- **What is asked**:
Output the material below unchanged, apart from leaving out the pictures.

- **Provided material**:
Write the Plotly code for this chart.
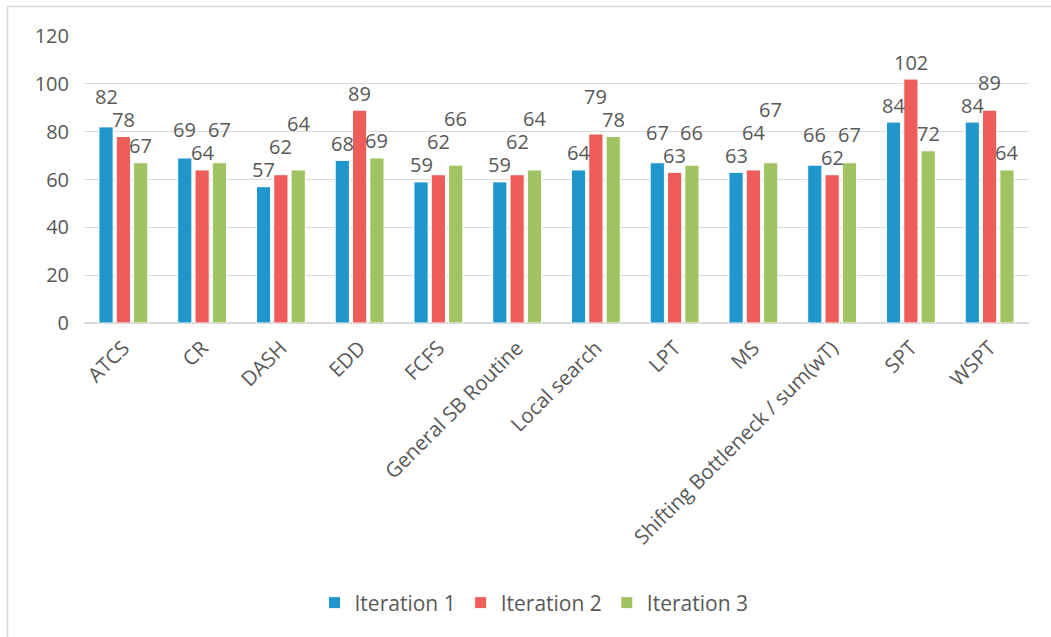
import plotly.graph_objects as go

categories = ["ATCS", "CR", "DASH", "EDD", "FCFS", "General SB Routine",
              "Local search", "LPT", "MS", "Shifting Bottleneck / sum(wT)",
              "SPT", "WSPT"]
iteration1 = [82, 69, 57, 68, 59, 59, 64, 67, 63, 66, 84, 84]
iteration2 = [78, 64, 62, 89, 62, 62, 79, 63, 64, 62, 102, 89]
iteration3 = [67, 67, 64, 69, 66, 64, 78, 66, 67, 67, 72, 64]
series_names = ["Iteration 1", "Iteration 2", "Iteration 3"]
colors = ["#1F97CC", "#EE5D5A", "#A0C462"]
y_ticks = [0, 20, 40, 60, 80, 100, 120]

W, H = 1051, 637
ML, MR, MT, MB = 84, 22, 36, 314
pw, ph = W - ML - MR, H - MT - MB
Y_MAX = 120
BARGAP, BARGROUPGAP = 0.34, 0.18

FONT = "Open Sans"
TXT = "#595959"

all_series = [iteration1, iteration2, iteration3]

fig = go.Figure()
for name, vals, col in zip(series_names, all_series, colors):
    fig.add_trace(go.Bar(
        name=name, x=categories, y=vals,
        marker=dict(color=col, line=dict(color="white", width=1)),
    ))

# Data labels: placed above each bar, nudged up to avoid colliding with
# the neighbouring label (like the spreadsheet's label placement).
px_per_unit = ph / Y_MAX
cat_w = pw / len(categories)
slot = cat_w * (1 - BARGAP) / len(all_series)
BASE = 17      # px from bar top to label centre
LBL_H = 23     # vertical space a label needs
annotations = []
for ci, cat in enumerate(categories):
    vals = [s[ci] for s in all_series]
    order = sorted(range(len(vals)), key=lambda k: vals[k])
    placed = {}
    for k in order:
        lift = BASE
        changed = True
        while changed:
            changed = False
            for j, lj in placed.items():
                if abs(j - k) == 1:
                    yk = vals[k] * px_per_unit + lift
                    yj = vals[j] * px_per_unit + lj
                    if abs(yk - yj) < LBL_H:
                        lift = yj + LBL_H - vals[k] * px_per_unit
                        changed = True
        placed[k] = lift
    for k in range(len(vals)):
        annotations.append(dict(
            x=cat, y=vals[k], xref="x", yref="y",
            xshift=(k - (len(vals) - 1) / 2) * slot, yshift=placed[k],
            text=str(vals[k]), showarrow=False,
            xanchor="center", yanchor="middle",
            font=dict(family=FONT, size=20, color=TXT),
        ))

def px_x(p):
    return (p - ML) / pw

def px_y(p):
    return (H - MB - p) / ph

shapes = [
    dict(type="line", xref="paper", yref="paper",
         x0=px_x(7.5), x1=px_x(W + 5), y0=px_y(6.5), y1=px_y(6.5),
         line=dict(color="#D9D9D9", width=1.5)),
    dict(type="line", xref="paper", yref="paper",
         x0=px_x(7.5), x1=px_x(7.5), y0=px_y(6.5), y1=px_y(H + 5),
         line=dict(color="#D9D9D9", width=1.5)),
]

fig.update_layout(
    width=W, height=H,
    margin=dict(l=ML, r=MR, t=MT, b=MB, autoexpand=False),
    paper_bgcolor="white", plot_bgcolor="white",
    barmode="group", bargap=BARGAP, bargroupgap=BARGROUPGAP,
    font=dict(family=FONT, size=20, color=TXT),
    showlegend=True,
    legend=dict(orientation="h", x=px_x(534), y=px_y(603),
                xanchor="center", yanchor="middle",
                font=dict(family=FONT, size=21, color=TXT),
                traceorder="normal"),
    xaxis=dict(tickangle=-45, showgrid=False, showline=False, zeroline=False,
               ticks="", ticklabelstandoff=8,
               tickfont=dict(family=FONT, size=20.5, color=TXT)),
    yaxis=dict(range=[0, Y_MAX], tickvals=y_ticks, showgrid=True,
               gridcolor="#D9D9D9", gridwidth=1, zeroline=True,
               zerolinecolor="#D9D9D9", zerolinewidth=1.5, showline=False,
               ticks="", ticklabelstandoff=14,
               tickfont=dict(family=FONT, size=20, color=TXT)),
    shapes=shapes,
    annotations=annotations,
)

fig.write_html("out.html")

- **Exercise response**:
Write the Plotly code for this chart.
import plotly.graph_objects as go

categories = ["ATCS", "CR", "DASH", "EDD", "FCFS", "General SB Routine",
              "Local search", "LPT", "MS", "Shifting Bottleneck / sum(wT)",
              "SPT", "WSPT"]
iteration1 = [82, 69, 57, 68, 59, 59, 64, 67, 63, 66, 84, 84]
iteration2 = [78, 64, 62, 89, 62, 62, 79, 63, 64, 62, 102, 89]
iteration3 = [67, 67, 64, 69, 66, 64, 78, 66, 67, 67, 72, 64]
series_names = ["Iteration 1", "Iteration 2", "Iteration 3"]
colors = ["#1F97CC", "#EE5D5A", "#A0C462"]
y_ticks = [0, 20, 40, 60, 80, 100, 120]

W, H = 1051, 637
ML, MR, MT, MB = 84, 22, 36, 314
pw, ph = W - ML - MR, H - MT - MB
Y_MAX = 120
BARGAP, BARGROUPGAP = 0.34, 0.18

FONT = "Open Sans"
TXT = "#595959"

all_series = [iteration1, iteration2, iteration3]

fig = go.Figure()
for name, vals, col in zip(series_names, all_series, colors):
    fig.add_trace(go.Bar(
        name=name, x=categories, y=vals,
        marker=dict(color=col, line=dict(color="white", width=1)),
    ))

# Data labels: placed above each bar, nudged up to avoid colliding with
# the neighbouring label (like the spreadsheet's label placement).
px_per_unit = ph / Y_MAX
cat_w = pw / len(categories)
slot = cat_w * (1 - BARGAP) / len(all_series)
BASE = 17      # px from bar top to label centre
LBL_H = 23     # vertical space a label needs
annotations = []
for ci, cat in enumerate(categories):
    vals = [s[ci] for s in all_series]
    order = sorted(range(len(vals)), key=lambda k: vals[k])
    placed = {}
    for k in order:
        lift = BASE
        changed = True
        while changed:
            changed = False
            for j, lj in placed.items():
                if abs(j - k) == 1:
                    yk = vals[k] * px_per_unit + lift
                    yj = vals[j] * px_per_unit + lj
                    if abs(yk - yj) < LBL_H:
                        lift = yj + LBL_H - vals[k] * px_per_unit
                        changed = True
        placed[k] = lift
    for k in range(len(vals)):
        annotations.append(dict(
            x=cat, y=vals[k], xref="x", yref="y",
            xshift=(k - (len(vals) - 1) / 2) * slot, yshift=placed[k],
            text=str(vals[k]), showarrow=False,
            xanchor="center", yanchor="middle",
            font=dict(family=FONT, size=20, color=TXT),
        ))

def px_x(p):
    return (p - ML) / pw

def px_y(p):
    return (H - MB - p) / ph

shapes = [
    dict(type="line", xref="paper", yref="paper",
         x0=px_x(7.5), x1=px_x(W + 5), y0=px_y(6.5), y1=px_y(6.5),
         line=dict(color="#D9D9D9", width=1.5)),
    dict(type="line", xref="paper", yref="paper",
         x0=px_x(7.5), x1=px_x(7.5), y0=px_y(6.5), y1=px_y(H + 5),
         line=dict(color="#D9D9D9", width=1.5)),
]

fig.update_layout(
    width=W, height=H,
    margin=dict(l=ML, r=MR, t=MT, b=MB, autoexpand=False),
    paper_bgcolor="white", plot_bgcolor="white",
    barmode="group", bargap=BARGAP, bargroupgap=BARGROUPGAP,
    font=dict(family=FONT, size=20, color=TXT),
    showlegend=True,
    legend=dict(orientation="h", x=px_x(534), y=px_y(603),
                xanchor="center", yanchor="middle",
                font=dict(family=FONT, size=21, color=TXT),
                traceorder="normal"),
    xaxis=dict(tickangle=-45, showgrid=False, showline=False, zeroline=False,
               ticks="", ticklabelstandoff=8,
               tickfont=dict(family=FONT, size=20.5, color=TXT)),
    yaxis=dict(range=[0, Y_MAX], tickvals=y_ticks, showgrid=True,
               gridcolor="#D9D9D9", gridwidth=1, zeroline=True,
               zerolinecolor="#D9D9D9", zerolinewidth=1.5, showline=False,
               ticks="", ticklabelstandoff=14,
               tickfont=dict(family=FONT, size=20, color=TXT)),
    shapes=shapes,
    annotations=annotations,
)

fig.write_html("out.html")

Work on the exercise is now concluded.